What Is The Minimum Down Payment For A Conventional Loan?
Some qualified buyers may be eligible for low down payment conventional options, including programs that may allow as little as 3 percent down. Eligibility depends on the loan program, borrower profile, property type, underwriting, and current lender guidelines.
Do I Need 20 Percent Down For A Conventional Loan?
No, 20 percent down is not always required. However, 20 percent down may help some buyers avoid PMI and reduce the monthly payment, so it should be compared with lower down payment options.
Can First Time Buyers Get A Conventional Loan With A Low Down Payment?
Some first-time buyers may qualify for low down payment conventional programs. Buyers should verify current program rules, income limits if applicable, credit requirements, property requirements, and documentation needs.
Does A Conventional Loan Require PMI?
PMI may apply when the conventional loan down payment is below 20 percent. PMI costs and cancellation rules can vary, so buyers should review the details with their lender before choosing a loan option.
Can Gift Funds Be Used For A Conventional Loan Down Payment?
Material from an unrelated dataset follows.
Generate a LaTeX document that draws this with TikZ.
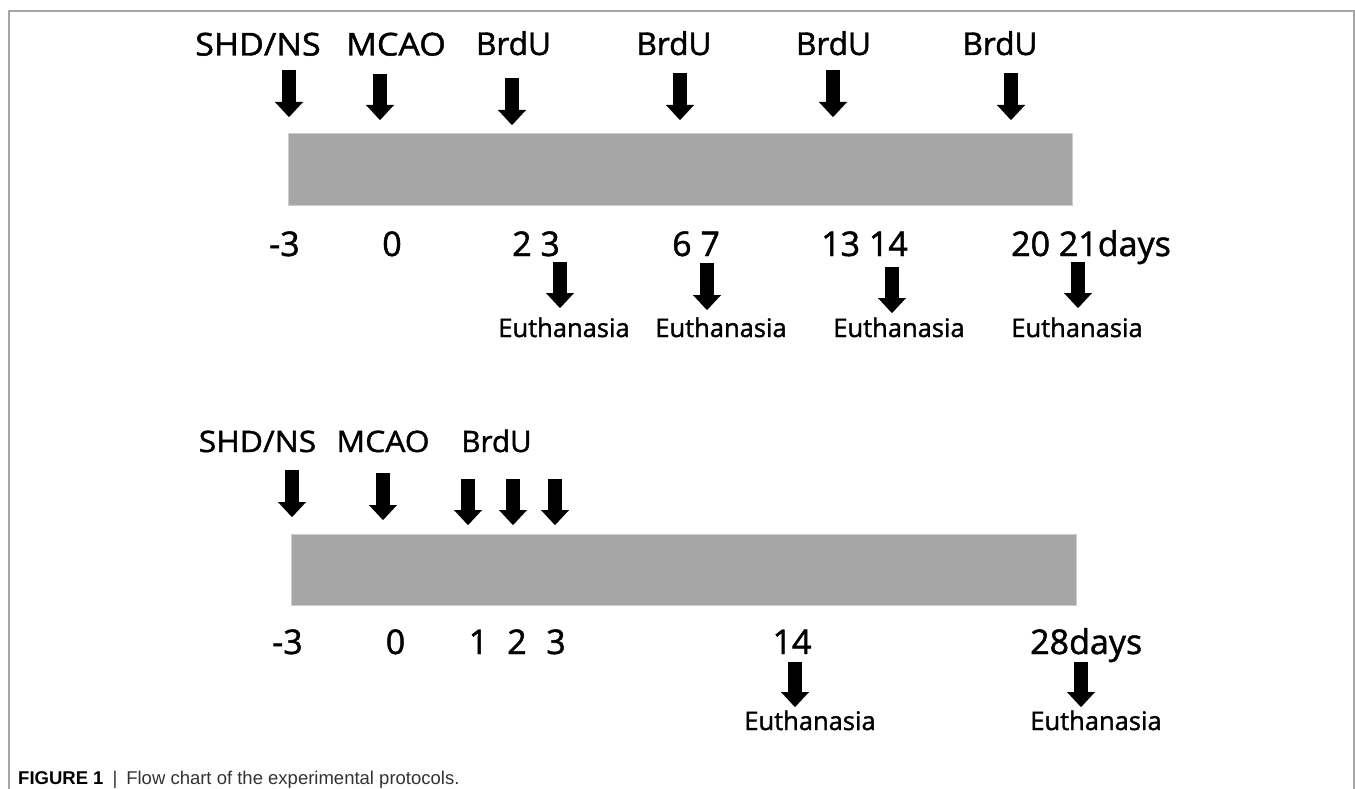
\documentclass[tikz,border=0pt]{standalone}
\usepackage{fontspec}
\setmainfont{Open Sans}[FakeBold=1.4]
\newfontfamily\widefont{Open Sans}[FakeStretch=1.08,FakeBold=1.4]
\newfontfamily\capfont{Liberation Sans}
\usetikzlibrary{arrows.meta}
\definecolor{bargray}{RGB}{165,166,165}
\definecolor{baredge}{RGB}{205,205,205}
\definecolor{framegray}{RGB}{165,165,165}
\tikzset{
  blk/.style={line width=14pt, black, -{Triangle[width=28pt,length=15pt,line width=0.01pt]}},
  timebar/.style={fill=bargray, draw=baredge, line width=0.8pt},
  evt/.style={anchor=base, inner sep=0pt, font=\fontsize{31.5}{31.5}\selectfont},
  evtwide/.style={evt, font=\widefont\fontsize{31.5}{31.5}\selectfont},
  evtb/.style={anchor=base, inner sep=0pt, font=\fontsize{29.5}{29.5}\selectfont},
  evtbwide/.style={evtb, font=\widefont\fontsize{29.5}{29.5}\selectfont},
  daynum/.style={anchor=base, inner sep=0pt, font=\fontsize{34}{34}\selectfont},
  daynumw/.style={daynum, anchor=base west},
  euth/.style={anchor=base, inner sep=0pt, font=\fontsize{25.5}{25.5}\selectfont},
}
\begin{document}
\begin{tikzpicture}[x=1pt,y=-1pt]
\useasboundingbox (0,0) rectangle (1355,789);
% panel frame
\draw[framegray, line width=1.4pt] (9,789) -- (9,11) -- (1354,11) -- (1354,789);

% ---------- first protocol ----------
\draw[timebar] (288,133) rectangle (1072,205);

\node[evtwide] (a-shd)  at (258,55.5) {SHD/NS};
\node[evtwide] (a-mcao) at (396,55.5) {MCAO};
\node[evt] (a-b1) at (513.5,55) {BrdU};
\node[evt] (a-b2) at (674,55) {BrdU};
\node[evt] (a-b3) at (833.5,55) {BrdU};
\node[evt] (a-b4) at (1000,55) {BrdU};

\coordinate (as1) at (289,70);   \coordinate (at1) at (289,117);
\coordinate (as2) at (380,74);   \coordinate (at2) at (380,120);
\coordinate (as3) at (512,78);   \coordinate (at3) at (512,125);
\coordinate (as4) at (680,73);   \coordinate (at4) at (680,120);
\coordinate (as5) at (833,70);   \coordinate (at5) at (833,117);
\coordinate (as6) at (1011,73);  \coordinate (at6) at (1011,120);
\foreach \i in {1,...,6} \draw[blk] (as\i) -- (at\i);

\node[daynum] (a-m3) at (284.5,256) {-3};
\node[daynum] (a-0)  at (392,256) {0};
\node[daynumw] (a-23)  at (512,256) {2 3};
\node[daynumw] (a-67)  at (672,256) {6 7};
\node[daynumw] (a-1314) at (821,256) {13 14};
\node[daynumw] (a-2021) at (1011,256) {20 21days};

\coordinate (ae1) at (560,262);  \coordinate (af1) at (560,308);
\coordinate (ae2) at (707,263);  \coordinate (af2) at (707,310);
\coordinate (ae3) at (892,267);  \coordinate (af3) at (892,313);
\coordinate (ae4) at (1078,262); \coordinate (af4) at (1078,308);
\foreach \i in {1,...,4} \draw[blk] (ae\i) -- (af\i);

\node[euth] (a-eu1) at (564,337) {Euthanasia};
\node[euth] (a-eu2) at (721,337) {Euthanasia};
\node[euth] (a-eu3) at (899,337) {Euthanasia};
\node[euth] (a-eu4) at (1077,337) {Euthanasia};

% ---------- second protocol ----------
\draw[timebar] (291,534) rectangle (1076,605);

\node[evtbwide] (b-shd)  at (257.5,452) {SHD/NS};
\node[evtbwide] (b-mcao) at (383,452) {MCAO};
\node[evtb] (b-brdu) at (496.5,452) {BrdU};

\coordinate (bs1) at (292,470);  \coordinate (bt1) at (292,517);
\coordinate (bs2) at (383,473);  \coordinate (bt2) at (383,520);
\coordinate (bs3) at (468,479);  \coordinate (bt3) at (468,525);
\coordinate (bs4) at (513,479);  \coordinate (bt4) at (513,525);
\coordinate (bs5) at (555,479);  \coordinate (bt5) at (555,525);
\foreach \i in {1,...,5} \draw[blk] (bs\i) -- (bt\i);

\node[daynum] (b-m3) at (287.5,654) {-3};
\node[daynum] (b-0)  at (395.5,654) {0};
\node[daynum] (b-1)  at (478.5,654) {1};
\node[daynum] (b-2)  at (517,654) {2};
\node[daynum] (b-3)  at (556,654) {3};
\node[daynum] (b-14) at (792,654) {14};
\node[daynumw] (b-28) at (1030,654) {28days};

\coordinate (be1) at (795,662);  \coordinate (bf1) at (795,707);
\coordinate (be2) at (1081,662); \coordinate (bf2) at (1081,707);
\foreach \i in {1,2} \draw[blk] (be\i) -- (bf\i);

\node[euth] (b-eu1) at (810,730) {Euthanasia};
\node[euth] (b-eu2) at (1096,730) {Euthanasia};

% ---------- caption ----------
\node[anchor=base west, inner sep=0pt, font=\capfont\fontsize{18.5}{18.5}\selectfont]
  (caption) at (18,784)
  {\textbf{FIGURE 1}\hspace{9pt}\textcolor{black!80}{|}\hspace{9pt}\textcolor{black!80}{Flow chart of the experimental protocols.}};
\end{tikzpicture}
\end{document}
Gift funds may be allowed for some conventional loan transactions, subject to program rules and documentation. Buyers should confirm acceptable donors, gift letter requirements, and transfer documentation with the lender.
Is Conventional Better Than FHA For Down Payment?
Conventional is not automatically better than FHA. The better choice depends on credit, income, available funds, PMI or mortgage insurance, property type, long-term goals, and current program guidelines.